STATED EXERCISE> In your copy, include every line of the listing below exactly but none of the pictures.

DATA FOR THIS TASK>

╭──

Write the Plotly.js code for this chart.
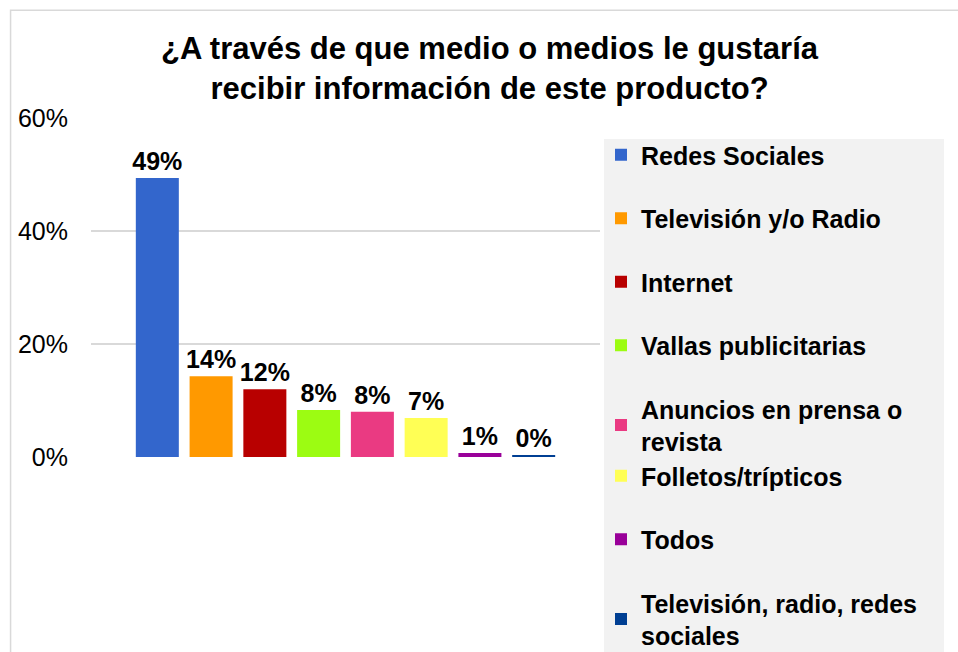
<!DOCTYPE html>
<html>
<head>
<meta charset="utf-8">
<script src="https://cdn.plot.ly/plotly-3.0.1.min.js"></script>
<style>
  html, body { margin: 0; padding: 0; background: #fff; }
  #chart { width: 958px; height: 652px; }
</style>
</head>
<body>
<div id="chart"></div>
<script>
// answers, in reading order of the legend
let categories = [
  "Redes Sociales",
  "Televisión y/o Radio",
  "Internet",
  "Vallas publicitarias",
  "Anuncios en prensa o<br>revista",
  "Folletos/trípticos",
  "Todos",
  "Televisión, radio, redes<br>sociales"
];
let percents = [49.4, 14.3, 12.0, 8.3, 8.0, 6.9, 0.7, 0.35];
let colors = ["#3366cc", "#ff9900", "#b80000", "#9cfc12", "#ea3a82", "#ffff55", "#990099", "#003f93"];
let y_ticks = [0, 20, 40, 60];
let y_tick_labels = ["0%", "20%", "40%", "60%"];

let font_family = "Liberation Sans, Arial, sans-serif";

let data = [];
for (let i = 0; i < categories.length; i++) {
  data.push({
    type: "bar",
    x: ["medio"],
    y: [percents[i]],
    name: categories[i],
    marker: { color: colors[i] },
    text: [Math.round(percents[i]) + "%"],
    textposition: "outside",
    constraintext: "none",
    cliponaxis: false,
    textfont: { family: font_family, size: 25, color: "#000", weight: "bold" },
    legendgroup: "g" + i,
    // last three answers go in a second legend so spacing stays even
    legend: i < 5 ? "legend" : "legend2",
    hoverinfo: "name+y"
  });
}

let legend_style = {
  bgcolor: "rgba(0,0,0,0)",
  font: { family: font_family, size: 25, color: "#000", weight: "bold" },
  traceorder: "grouped",
  tracegroupgap: 28,
  xref: "container",
  yref: "container",
  xanchor: "left",
  yanchor: "top",
  itemclick: false
};

var layout = {
  width: 958,
  height: 652,
  margin: { l: 91, r: 358, t: 118, b: 195 },
  paper_bgcolor: "#fff",
  plot_bgcolor: "rgba(0,0,0,0)",
  font: { family: font_family, color: "#000" },
  title: {
    text: "¿A través de que medio o medios le gustaría<br>recibir información de este producto?",
    font: { family: font_family, size: 31, color: "#000", weight: "bold" },
    xref: "container",
    yref: "container",
    x: 0.511,
    xanchor: "center",
    y: 1 - 59 / 652,
    yanchor: "top"
  },
  barmode: "group",
  bargap: 0.155,
  bargroupgap: 0.2,
  xaxis: {
    showticklabels: false,
    showgrid: false,
    zeroline: false,
    showline: false,
    ticks: ""
  },
  yaxis: {
    range: [0, 60],
    tickmode: "array",
    tickvals: y_ticks,
    ticktext: y_tick_labels,
    showgrid: true,
    gridcolor: "#d9d9d9",
    gridwidth: 1.5,
    zeroline: false,
    showline: false,
    ticks: "",
    ticklabelstandoff: 22,
    tickfont: { family: font_family, size: 25, color: "#000" }
  },
  legend: Object.assign({}, legend_style, { x: 601 / 958, y: 1 - 132 / 652 }),
  legend2: Object.assign({}, legend_style, { x: 601 / 958, y: 1 - 453 / 652 }),
  shapes: [
    {
      type: "rect",
      xref: "paper",
      yref: "paper",
      x0: -0.158,
      x1: 1.8,
      y0: -0.7,
      y1: 1.318,
      line: { color: "#d9d9d9", width: 1.5 },
      fillcolor: "rgba(0,0,0,0)",
      layer: "below"
    },
    {
      type: "rect",
      xref: "paper",
      yref: "paper",
      x0: 1.0079,
      x1: 1.6758,
      y0: -0.7,
      y1: 0.938,
      line: { width: 0 },
      fillcolor: "#f2f2f2",
      layer: "below"
    }
  ],
  showlegend: true
};

Plotly.newPlot("chart", data, layout, { displayModeBar: false, staticPlot: true });
</script>
</body>
</html>
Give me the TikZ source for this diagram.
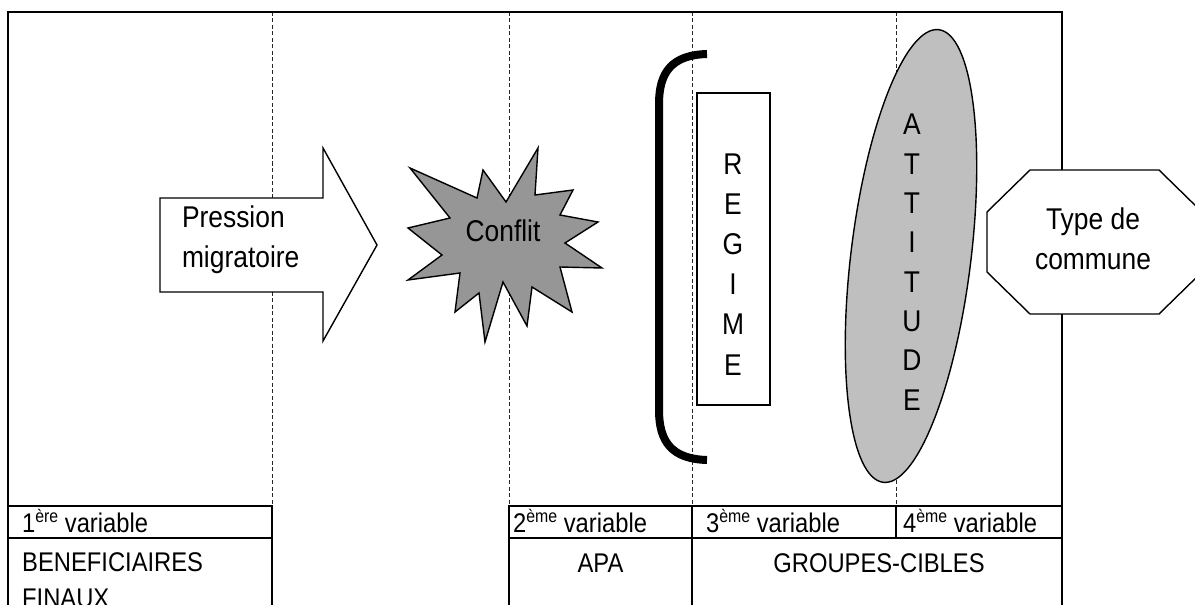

╰──

THE COMPLETED TASK>
Write the Plotly.js code for this chart.
<!DOCTYPE html>
<html>
<head>
<meta charset="utf-8">
<script src="https://cdn.plot.ly/plotly-3.0.1.min.js"></script>
<style>
  html, body { margin: 0; padding: 0; background: #fff; }
  #chart { width: 958px; height: 652px; }
</style>
</head>
<body>
<div id="chart"></div>
<script>
// answers, in reading order of the legend
let categories = [
  "Redes Sociales",
  "Televisión y/o Radio",
  "Internet",
  "Vallas publicitarias",
  "Anuncios en prensa o<br>revista",
  "Folletos/trípticos",
  "Todos",
  "Televisión, radio, redes<br>sociales"
];
let percents = [49.4, 14.3, 12.0, 8.3, 8.0, 6.9, 0.7, 0.35];
let colors = ["#3366cc", "#ff9900", "#b80000", "#9cfc12", "#ea3a82", "#ffff55", "#990099", "#003f93"];
let y_ticks = [0, 20, 40, 60];
let y_tick_labels = ["0%", "20%", "40%", "60%"];

let font_family = "Liberation Sans, Arial, sans-serif";

let data = [];
for (let i = 0; i < categories.length; i++) {
  data.push({
    type: "bar",
    x: ["medio"],
    y: [percents[i]],
    name: categories[i],
    marker: { color: colors[i] },
    text: [Math.round(percents[i]) + "%"],
    textposition: "outside",
    constraintext: "none",
    cliponaxis: false,
    textfont: { family: font_family, size: 25, color: "#000", weight: "bold" },
    legendgroup: "g" + i,
    // last three answers go in a second legend so spacing stays even
    legend: i < 5 ? "legend" : "legend2",
    hoverinfo: "name+y"
  });
}

let legend_style = {
  bgcolor: "rgba(0,0,0,0)",
  font: { family: font_family, size: 25, color: "#000", weight: "bold" },
  traceorder: "grouped",
  tracegroupgap: 28,
  xref: "container",
  yref: "container",
  xanchor: "left",
  yanchor: "top",
  itemclick: false
};

var layout = {
  width: 958,
  height: 652,
  margin: { l: 91, r: 358, t: 118, b: 195 },
  paper_bgcolor: "#fff",
  plot_bgcolor: "rgba(0,0,0,0)",
  font: { family: font_family, color: "#000" },
  title: {
    text: "¿A través de que medio o medios le gustaría<br>recibir información de este producto?",
    font: { family: font_family, size: 31, color: "#000", weight: "bold" },
    xref: "container",
    yref: "container",
    x: 0.511,
    xanchor: "center",
    y: 1 - 59 / 652,
    yanchor: "top"
  },
  barmode: "group",
  bargap: 0.155,
  bargroupgap: 0.2,
  xaxis: {
    showticklabels: false,
    showgrid: false,
    zeroline: false,
    showline: false,
    ticks: ""
  },
  yaxis: {
    range: [0, 60],
    tickmode: "array",
    tickvals: y_ticks,
    ticktext: y_tick_labels,
    showgrid: true,
    gridcolor: "#d9d9d9",
    gridwidth: 1.5,
    zeroline: false,
    showline: false,
    ticks: "",
    ticklabelstandoff: 22,
    tickfont: { family: font_family, size: 25, color: "#000" }
  },
  legend: Object.assign({}, legend_style, { x: 601 / 958, y: 1 - 132 / 652 }),
  legend2: Object.assign({}, legend_style, { x: 601 / 958, y: 1 - 453 / 652 }),
  shapes: [
    {
      type: "rect",
      xref: "paper",
      yref: "paper",
      x0: -0.158,
      x1: 1.8,
      y0: -0.7,
      y1: 1.318,
      line: { color: "#d9d9d9", width: 1.5 },
      fillcolor: "rgba(0,0,0,0)",
      layer: "below"
    },
    {
      type: "rect",
      xref: "paper",
      yref: "paper",
      x0: 1.0079,
      x1: 1.6758,
      y0: -0.7,
      y1: 0.938,
      line: { width: 0 },
      fillcolor: "#f2f2f2",
      layer: "below"
    }
  ],
  showlegend: true
};

Plotly.newPlot("chart", data, layout, { displayModeBar: false, staticPlot: true });
</script>
</body>
</html>
Give me the TikZ source for this diagram.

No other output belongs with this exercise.